A misleading application carries real risk: a registration obtained by failing to disclose AI material can be challenged or canceled, which can undercut your ability to enforce it later. Honesty here is not just ethics — it protects the very right you are trying to secure.
Practical tips
- Don’t rely on prompts alone. If protection matters to you, plan to add genuine human authorship — editing, arrangement, or original content — rather than expecting prompt-writing to carry the claim.
- Document your process. Save versions and notes that show what you changed and chose. This is the evidence that distinguishes “I shaped this” from “the machine made this.”
- Keep human and AI material separable. The cleaner the line between your contributions and the AI’s, the easier it is to register and defend the parts that are yours.
- Read the tool’s terms. Whether you can even use a tool’s output commercially is a contract question separate from copyright; see who owns AI output.
- Remember this is U.S.-specific and still evolving. Other countries treat AI authorship differently, and the law here is developing quickly. Decisions and guidance can change.
The bottom line
You cannot copyright art or content that an AI created on its own — U.S. law requires a human author, and both the Copyright Office and the D.C. Circuit in Thaler v. Perlmutter have held the line. But AI in the toolbox does not poison the whole work. When a human selects, arranges, edits, or combines AI material with real creative control, the Copyright Office can and does register the human-authored portions — as long as you disclose the AI parts and claim only what is yours. Treat AI like a powerful instrument: the more of your creative judgment that shapes the final result, the more of it the law will protect.
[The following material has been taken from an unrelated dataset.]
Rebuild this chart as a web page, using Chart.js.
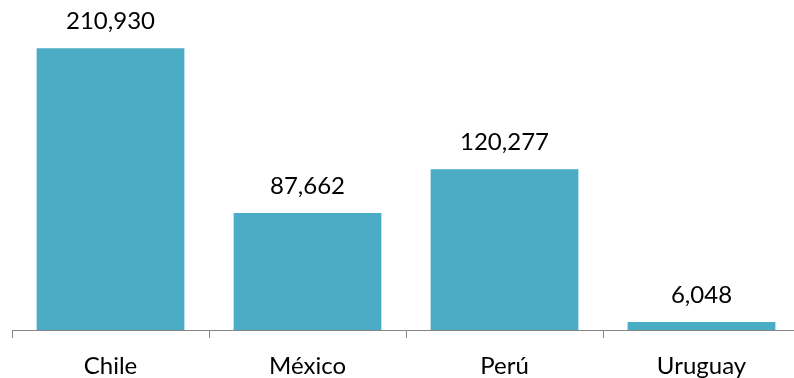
<!DOCTYPE html>
<html lang="es">
<head>
    <meta charset="UTF-8">
    <title>Chart</title>
    <script src="https://cdn.jsdelivr.net/npm/chart.js"></script>
    <style>
        html, body { margin: 0; padding: 0; background: #fff; overflow: hidden; }
        #wrap { width: 810px; height: 378px; }
    </style>
</head>
<body>
    <div id="wrap"><canvas id="barChart" width="810" height="378"></canvas></div>
    <script>
        const countries = ["Chile", "México", "Perú", "Uruguay"];
        const values = [210930, 87662, 120277, 6048];

        // draws the numbers above each bar
        const valueLabels = {
            id: "valueLabels",
            afterDatasetsDraw(chart) {
                const ctx = chart.ctx;
                const meta = chart.getDatasetMeta(0);
                ctx.save();
                ctx.font = "24px Lato";
                ctx.fillStyle = "#000";
                ctx.textAlign = "center";
                ctx.textBaseline = "alphabetic";
                meta.data.forEach((bar, i) => {
                    ctx.fillText(values[i].toLocaleString("en-US"), bar.x, bar.y - 19);
                });
                ctx.restore();
            }
        };

        new Chart(document.getElementById("barChart"), {
            type: "bar",
            data: {
                labels: countries,
                datasets: [{
                    data: values,
                    backgroundColor: "#4BACC6",
                    barPercentage: 0.75,
                    categoryPercentage: 1
                }]
            },
            options: {
                responsive: false,
                animation: false,
                layout: { padding: { left: 12, right: 10, top: 0, bottom: 0 } },
                plugins: { legend: { display: false }, tooltip: { enabled: false } },
                scales: {
                    x: {
                        border: { color: "#868686", width: 1 },
                        grid: { display: true, drawOnChartArea: false, drawTicks: true, tickLength: 8, color: "#868686", offset: true },
                        ticks: { color: "#000", font: { family: "Lato", size: 24 }, padding: 14 },
                        afterFit(scale) { scale.height = 48; }
                    },
                    y: { display: false, min: 0, max: 247000 }
                }
            },
            plugins: [valueLabels]
        });
    </script>
</body>
</html>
This article is general legal education, not legal advice, and reading it does not create an attorney-client relationship. The law surrounding AI and copyright is unsettled and changing. For guidance on a specific work, consult an attorney licensed in your jurisdiction.
Frequently asked questions
Can you copyright a purely AI-generated image?
No. The U.S. Copyright Office will not register a work whose traditional elements of authorship were produced entirely by a machine. Under longstanding policy and the Office's 2025 guidance, copyright requires human authorship. In Thaler v. Perlmutter (D.C. Circuit, March 2025), the court agreed, holding that the Copyright Act requires every eligible work to be authored in the first instance by a human being. So an image generated entirely by an AI tool — with no meaningful human creative contribution to its expressive elements — cannot be registered on its own. This is general education, not legal advice; confirm your situation with an attorney licensed in your jurisdiction.
Is typing detailed prompts enough to claim copyright?
Generally, no. The Copyright Office's position is that when a person enters prompts into a generative AI system, the system — not the user — determines how those instructions are expressed in the final output. In the Théâtre D'opéra Spatial decision, the Office refused registration even though the artist used more than 600 prompts and refined the result, concluding he had not controlled how the AI interpreted and executed the image. Prompts alone are usually treated as ideas or instructions, not the protected expression itself. Human editing, arrangement, or selection on top of the output is what can change the analysis.
How do I register a work that mixes my own work with AI?
You can register the parts you created, but you must tell the Copyright Office about the AI-generated material. The Office expects applicants to disclose AI-generated content that is more than de minimis and to claim only the human-authored portions — for example, your text, your selection and arrangement of elements, or your edits. In the Zarya of the Dawn matter, the Office registered the author's text and the creative selection and arrangement of the graphic novel, but not the individual AI-generated images. Describe your human contribution clearly and disclaim the AI-generated parts so your registration is accurate.